Infection by Toxoplasma gondii, a severe parasite in neonates and AIDS patients, causes impaired anion secretion in airway epithelia

Abstract

The airway epithelia initiate and modulate the inflammatory responses to various pathogens. The cystic fibrosis transmembrane conductance regulator-mediated Cl(-) secretion system plays a key role in mucociliary clearance of inhaled pathogens. We have explored the effects of Toxoplasma gondii, an opportunistic intracellular protozoan parasite, on Cl(-) secretion of the mouse tracheal epithelia. In this study, ATP-induced Cl(-) secretion indicated the presence of a biphasic short-circuit current (Isc) response, which was mediated by a Ca(2+)-activated Cl(-) channel (CaCC) and the cystic fibrosis transmembrane conductance regulator. However, the ATP-evoked Cl(-) secretion in T. gondii-infected mouse tracheal epithelia and the elevation of [Ca(2+)]i in T. gondii-infected human airway epithelial cells were suppressed. Quantitative reverse transcription-PCR revealed that the mRNA expression level of the P2Y2 receptor (P2Y2-R) increased significantly in T. gondii-infected mouse tracheal cells. This revealed the influence that pathological changes in P2Y2-R had on the downstream signal, suggesting that P2Y2-R was involved in the mechanism underlying T. gondii infection in airways. These results link T. gondii infection as well as other pathogen infections to Cl(-) secretion, via P2Y2-R, which may provide new insights for the treatment of pneumonia caused by pathogens including T. gondii.

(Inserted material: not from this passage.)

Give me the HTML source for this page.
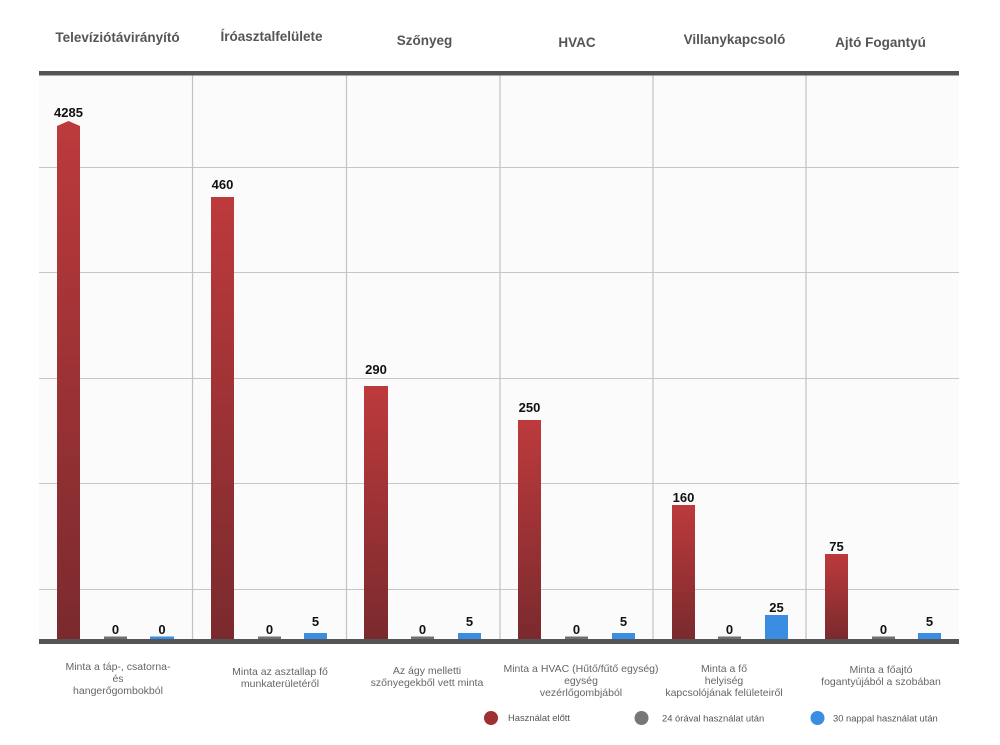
<!DOCTYPE html>
<html><head><meta charset="utf-8"><style>
html,body{margin:0;padding:0;background:#fff;}
svg{display:block;}
.t{font-family:"Liberation Sans",sans-serif;font-weight:bold;font-size:13.5px;fill:#555;text-anchor:middle;}
.v{font-family:"Liberation Sans",sans-serif;font-weight:bold;font-size:13px;fill:#111;text-anchor:middle;}
.c{font-family:"Liberation Sans",sans-serif;font-size:10.5px;fill:#666;text-anchor:middle;}
.l{font-family:"Liberation Sans",sans-serif;font-size:9.4px;fill:#555;}
</style></head><body>
<svg width="1000" height="745" viewBox="0 0 1000 745" xmlns="http://www.w3.org/2000/svg">
<defs>
<linearGradient id="rg" x1="0" y1="0" x2="0" y2="1">
<stop offset="0" stop-color="#bd3a3c"/>
<stop offset="1" stop-color="#7a2a2e"/>
</linearGradient>
</defs>
<rect x="0" y="0" width="1000" height="745" fill="#fff"/>
<rect x="39" y="75" width="920" height="564" fill="#fbfbfb"/>
<!-- horizontal grid -->
<g stroke="#c6c6c6" stroke-width="1">
<line x1="39" y1="167.5" x2="959" y2="167.5"/>
<line x1="39" y1="272.5" x2="959" y2="272.5"/>
<line x1="39" y1="378.5" x2="959" y2="378.5"/>
<line x1="39" y1="483.5" x2="959" y2="483.5"/>
<line x1="39" y1="589.5" x2="959" y2="589.5"/>
</g>
<g stroke="#c2c2c2" stroke-width="1.2">
<line x1="192.5" y1="75" x2="192.5" y2="639"/>
<line x1="346.5" y1="75" x2="346.5" y2="639"/>
<line x1="500" y1="75" x2="500" y2="639"/>
<line x1="653" y1="75" x2="653" y2="639"/>
<line x1="806" y1="75" x2="806" y2="639"/>
</g>
<rect x="39" y="71" width="920" height="4.5" fill="#555"/>
<!-- titles -->
<text class="t" x="117.5" y="42">Televíziótávirányító</text>
<text class="t" x="271.5" y="41">Íróasztalfelülete</text>
<text class="t" x="424.5" y="45">Szőnyeg</text>
<text class="t" x="577" y="47">HVAC</text>
<text class="t" x="734.5" y="44">Villanykapcsoló</text>
<text class="t" x="880.5" y="47">Ajtó Fogantyú</text>
<!-- red bars -->
<path d="M57,639 L57,126 L68.5,121 L80,126 L80,639 Z" fill="url(#rg)"/>
<rect x="211" y="197" width="23" height="442" fill="url(#rg)"/>
<rect x="364" y="386" width="24" height="253" fill="url(#rg)"/>
<rect x="518" y="420" width="23" height="219" fill="url(#rg)"/>
<rect x="672" y="505" width="23" height="134" fill="url(#rg)"/>
<rect x="825" y="554" width="23" height="85" fill="url(#rg)"/>
<!-- gray bars -->
<g fill="#707070">
<rect x="104" y="636.5" width="23" height="3"/>
<rect x="258" y="636.5" width="23" height="3"/>
<rect x="411" y="636.5" width="23" height="3"/>
<rect x="565" y="636.5" width="23" height="3"/>
<rect x="718" y="636.5" width="23" height="3"/>
<rect x="872" y="636.5" width="23" height="3"/>
</g>
<!-- blue bars -->
<g fill="#3a8de0">
<rect x="150" y="636.5" width="24" height="3"/>
<rect x="304" y="633" width="23" height="6"/>
<rect x="458" y="633" width="23" height="6"/>
<rect x="612" y="633" width="23" height="6"/>
<rect x="765" y="615" width="23" height="24"/>
<rect x="918" y="633" width="23" height="6"/>
</g>
<rect x="39" y="639" width="920" height="5" fill="#555"/>
<!-- value labels -->
<text class="v" x="68.5" y="117">4285</text>
<text class="v" x="222.5" y="189">460</text>
<text class="v" x="376" y="374">290</text>
<text class="v" x="529.5" y="412">250</text>
<text class="v" x="683.5" y="502">160</text>
<text class="v" x="836.5" y="551">75</text>
<g>
<text class="v" x="115.5" y="634">0</text>
<text class="v" x="162" y="634">0</text>
<text class="v" x="269.5" y="634">0</text>
<text class="v" x="315.5" y="626">5</text>
<text class="v" x="422.5" y="634">0</text>
<text class="v" x="469.5" y="626">5</text>
<text class="v" x="576.5" y="634">0</text>
<text class="v" x="623.5" y="626">5</text>
<text class="v" x="729.5" y="634">0</text>
<text class="v" x="776.5" y="612">25</text>
<text class="v" x="883.5" y="634">0</text>
<text class="v" x="929.5" y="626">5</text>
</g>
<!-- category labels -->
<text class="c" x="118" y="670">Minta a táp-, csatorna-</text>
<text class="c" x="118" y="682">és</text>
<text class="c" x="118" y="694">hangerőgombokból</text>
<text class="c" x="280" y="675">Minta az asztallap fő</text>
<text class="c" x="280" y="687">munkaterületéről</text>
<text class="c" x="427" y="674">Az ágy melletti</text>
<text class="c" x="427" y="686">szőnyegekből vett minta</text>
<text class="c" x="581" y="672">Minta a HVAC (Hűtő/fűtő egység)</text>
<text class="c" x="581" y="684">egység</text>
<text class="c" x="581" y="696">vezérlőgombjából</text>
<text class="c" x="724" y="672">Minta a fő</text>
<text class="c" x="724" y="684">helyiség</text>
<text class="c" x="724" y="696">kapcsolójának felületeiről</text>
<text class="c" x="881" y="673">Minta a főajtó</text>
<text class="c" x="881" y="685">fogantyújából a szobában</text>
<!-- legend -->
<circle cx="491" cy="718" r="7" fill="#9e3034"/>
<text class="l" x="508" y="721">Használat előtt</text>
<circle cx="641.5" cy="718" r="7" fill="#777"/>
<text class="l" x="662" y="721.5">24 órával használat után</text>
<circle cx="817.5" cy="718" r="7" fill="#3a8de0"/>
<text class="l" x="833" y="721.5">30 nappal használat után</text>
</svg>
</body></html>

Keywords: ATP; Cl− secretion; P2Y2 receptor; cystic fibrosis; pneumonia.

Fig. 1.

Effects of T. gondii infection on ATP-induced I_sc currents. Addition of 10 μM ATP to the apical side (ap) of the proximal trachea tissues caused a rise in I_sc response (A). This response was found to be partially inhibited by T. gondii pretreatment (B). (C) A summary of the effects of T. gondii on the dual phases of ATP-induced I_sc response. Data are presented as mean change in I_sc ± SEM (n = 4) and are representative of four independent experiments. *P < 0.05; **P < 0.01.

Fig. 2.

Effect of P2 receptor blocker suramin on intracellular Ca²⁺ induced by ATP in 16HBE cells. Intracellular Ca²⁺ measurement in single 16HBE cells using Fluo 3/AM as a probe. (A) The addition of ATP (10 μM) significantly increased the intracellular Ca²⁺, which was inhibited in the presence of the P2-R antagonist, suramin (100 μM); the addition of 1 μM Thapsigargin (Tg, an inducer of stored Ca²⁺ release) was done to check the activity of cells. (B) A summary of the effects of suramin on ATP-induced calcium elevation. Data are presented as mean of fluorescence intensity ± SEM (n = 4) and are based on four independent experiments. **P < 0.01.

Fig. 3.

Effect of T. gondii on intracellular Ca²⁺ induced by ATP in 16HBE cells. Intracellular Ca²⁺ measurement in single 16HBE cells using Fluo 3/AM as a probe. (A) Addition of ATP (10 μM) significantly increased the intracellular Ca²⁺ inhibited after T. gondii pretreatment for 3 h or 6 h. (B) A summary of the effects of T. gondii on ATP-induced calcium elevation. Data are presented as mean fluorescence intensity ± SEM (n = 4) and are based on four independent experiments. ***P < 0.001; NS, P > 0.05.

Fig. 4.

T. gondii infection results in increased P2Y2-R expression. Quantitative real-time PCR analysis of mRNA expression of P2Y2-R in mice trachea treated without or with T. gondii for 3 d. Absolute values were corrected using GAPDH as a reference gene. Gene expression was reported as the relative variation to unstimulated control tissue mRNA levels. Bars represent means ± SEM (n = 3) and are based on three independent experiments. *P < 0.05.

Fig. 5.

Mechanisms underlying the impairment action of T. gondii on chloride secretion in airway epithelia. The schematic model shows that the impairment action of T. gondii on chloride secretion was related to its ability to inhibit P2Y2-Rs. Black arrows represent the P2Y2-R activation signaling pathways, or cellular events identified in the present and previous studies (42, 43), and a red block symbol denotes the P2Y2-R inhibition signaling pathways and cellular events described in airway epithelia [PIP2, phosphatidylinositol (4,5) bisphosphate].